Intel and the Federal Trade Commission today detailed the settlement (PDF) made to avoid a full penalty for Intel in its antitrust case. Under the new terms, Intel is barred from offering incentives to carry its chips exclusively or from retaliating if a PC builder uses chips from AMD or another rival. Also, Intel would be prevented from deliberately price dumping or threatening a lack of marketing or discounts.
The terms would also cater to NVIDIA by preventing Intel from engaging in unfair bundling through giving discounts on processor and chipset combinations so steep they lock out competition. NVIDIA believed Intel priced the combination of an Atom processor and an official Intel chipset low enough that it became impractical to use NVIDIA’s superior Ion graphics hardware for all but the most expensive netbooks.

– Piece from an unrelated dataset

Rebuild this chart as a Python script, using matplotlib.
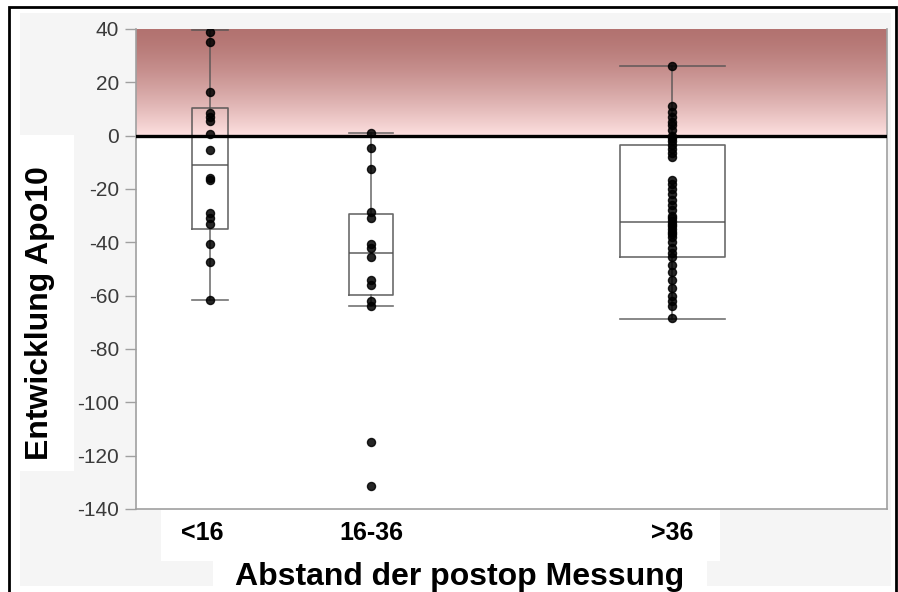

Other technical terms ban Intel from artificially hindering competitors through its compiling tools and other software; it would have to disclose any instance in which Intel chips are treated differently. The firm must also keep supporting the PCI Express bus standard for at least six years to avoid favoring its integrated video in the event of a format switch. Via’s licensing deal for x86 processors and chipsets must also extend five years later, to 2018.
The settlement doesn’t deal with the dispute between NVIDIA and Intel over chipset licensing, which NVIDIA claims Intel deliberately reinterpreted to prevent faster integrated graphics from undermining Intel’s own.